_EXERCISE INSTRUCTIONS:_
From the first line of the data below through the line bearing "enc_120ua = [475, 470, 544, 604, 699, 804, 979]", reproduce each line exactly; do not include pictures.

*** RECORDED DATA

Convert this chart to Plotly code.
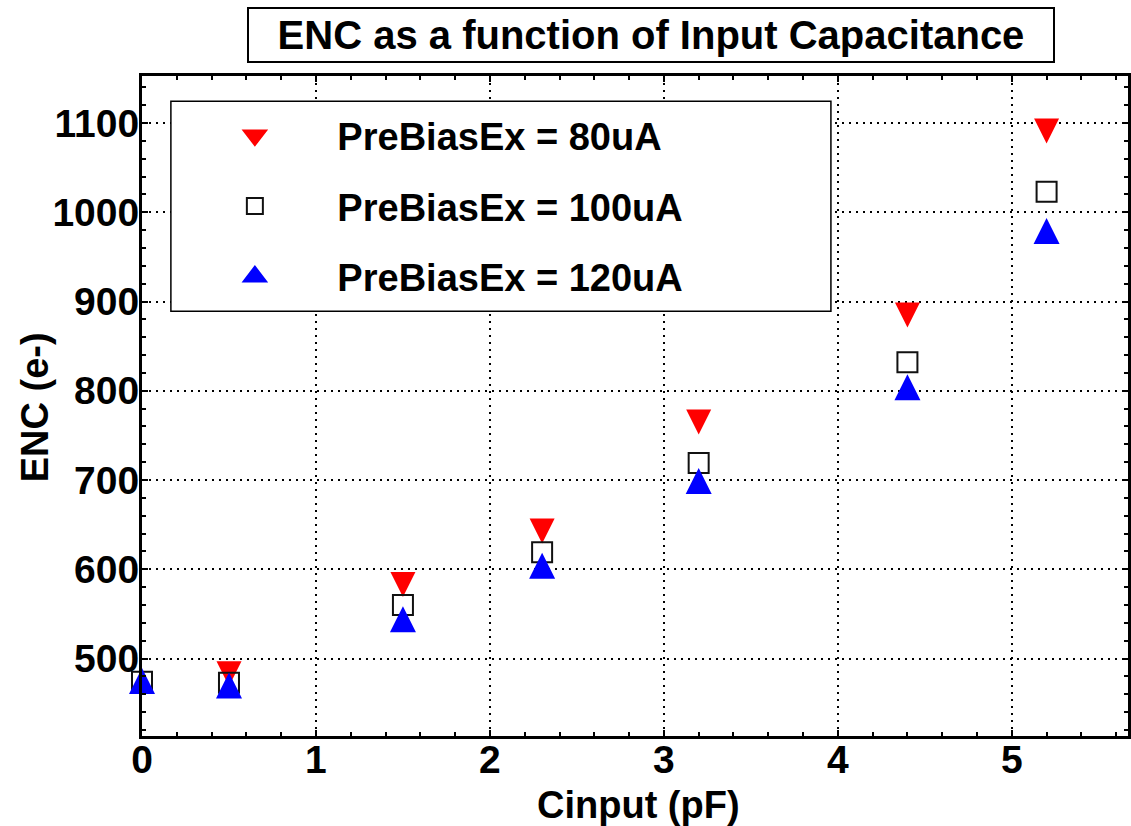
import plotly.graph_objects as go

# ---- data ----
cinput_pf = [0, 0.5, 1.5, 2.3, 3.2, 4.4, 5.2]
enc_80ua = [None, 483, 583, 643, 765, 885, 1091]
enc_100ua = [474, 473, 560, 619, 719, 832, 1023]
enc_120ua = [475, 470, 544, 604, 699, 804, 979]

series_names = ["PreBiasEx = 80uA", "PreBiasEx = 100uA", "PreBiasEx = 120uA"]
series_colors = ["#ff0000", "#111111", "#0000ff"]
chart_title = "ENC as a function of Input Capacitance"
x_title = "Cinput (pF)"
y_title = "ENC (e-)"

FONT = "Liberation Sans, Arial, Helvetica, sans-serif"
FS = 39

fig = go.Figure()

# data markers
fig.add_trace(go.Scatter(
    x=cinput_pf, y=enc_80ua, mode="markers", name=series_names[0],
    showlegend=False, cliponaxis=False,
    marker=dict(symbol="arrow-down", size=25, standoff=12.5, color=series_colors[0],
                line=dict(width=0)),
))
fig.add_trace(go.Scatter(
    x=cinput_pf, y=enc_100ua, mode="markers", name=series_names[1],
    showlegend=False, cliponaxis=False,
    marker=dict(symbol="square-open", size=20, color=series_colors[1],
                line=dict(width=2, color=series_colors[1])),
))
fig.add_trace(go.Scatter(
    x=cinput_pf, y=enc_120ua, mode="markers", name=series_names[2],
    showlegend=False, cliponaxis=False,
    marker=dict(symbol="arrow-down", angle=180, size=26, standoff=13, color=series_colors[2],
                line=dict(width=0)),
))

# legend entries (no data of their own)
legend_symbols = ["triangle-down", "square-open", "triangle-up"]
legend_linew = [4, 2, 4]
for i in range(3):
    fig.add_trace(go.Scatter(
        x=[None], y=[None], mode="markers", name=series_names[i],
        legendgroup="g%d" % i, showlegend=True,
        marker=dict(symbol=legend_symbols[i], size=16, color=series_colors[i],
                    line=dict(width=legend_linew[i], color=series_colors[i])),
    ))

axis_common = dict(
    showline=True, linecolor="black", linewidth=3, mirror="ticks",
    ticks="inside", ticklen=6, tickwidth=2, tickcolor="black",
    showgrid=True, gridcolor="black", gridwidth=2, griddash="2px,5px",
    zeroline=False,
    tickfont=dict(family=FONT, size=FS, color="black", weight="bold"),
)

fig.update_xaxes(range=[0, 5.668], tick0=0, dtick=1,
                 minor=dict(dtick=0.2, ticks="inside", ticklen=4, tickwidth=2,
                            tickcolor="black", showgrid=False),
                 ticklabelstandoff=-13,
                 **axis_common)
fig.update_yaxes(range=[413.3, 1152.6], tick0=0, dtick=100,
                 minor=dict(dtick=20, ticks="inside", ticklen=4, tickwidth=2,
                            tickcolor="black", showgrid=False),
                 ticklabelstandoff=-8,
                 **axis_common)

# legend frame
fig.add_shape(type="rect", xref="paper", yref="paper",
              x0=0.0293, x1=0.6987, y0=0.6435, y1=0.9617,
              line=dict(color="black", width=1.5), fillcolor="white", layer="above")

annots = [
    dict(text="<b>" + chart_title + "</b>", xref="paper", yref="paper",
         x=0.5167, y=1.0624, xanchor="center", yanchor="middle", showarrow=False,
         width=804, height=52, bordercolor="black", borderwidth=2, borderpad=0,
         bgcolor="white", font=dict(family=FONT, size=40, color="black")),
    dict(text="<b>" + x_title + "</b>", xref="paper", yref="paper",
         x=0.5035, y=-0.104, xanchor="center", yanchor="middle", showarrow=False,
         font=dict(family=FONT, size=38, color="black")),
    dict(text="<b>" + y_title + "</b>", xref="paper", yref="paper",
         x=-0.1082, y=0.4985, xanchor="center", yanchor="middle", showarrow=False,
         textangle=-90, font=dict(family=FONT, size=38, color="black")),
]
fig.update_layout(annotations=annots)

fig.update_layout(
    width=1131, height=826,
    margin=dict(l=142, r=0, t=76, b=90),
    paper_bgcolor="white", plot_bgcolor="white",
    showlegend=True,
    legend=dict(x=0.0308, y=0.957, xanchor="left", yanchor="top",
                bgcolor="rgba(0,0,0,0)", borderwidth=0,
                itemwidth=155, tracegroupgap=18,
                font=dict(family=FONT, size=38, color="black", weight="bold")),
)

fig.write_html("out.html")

******

_SOLUTION TO THIS EXERCISE:_
Convert this chart to Plotly code.
import plotly.graph_objects as go

# ---- data ----
cinput_pf = [0, 0.5, 1.5, 2.3, 3.2, 4.4, 5.2]
enc_80ua = [None, 483, 583, 643, 765, 885, 1091]
enc_100ua = [474, 473, 560, 619, 719, 832, 1023]
enc_120ua = [475, 470, 544, 604, 699, 804, 979]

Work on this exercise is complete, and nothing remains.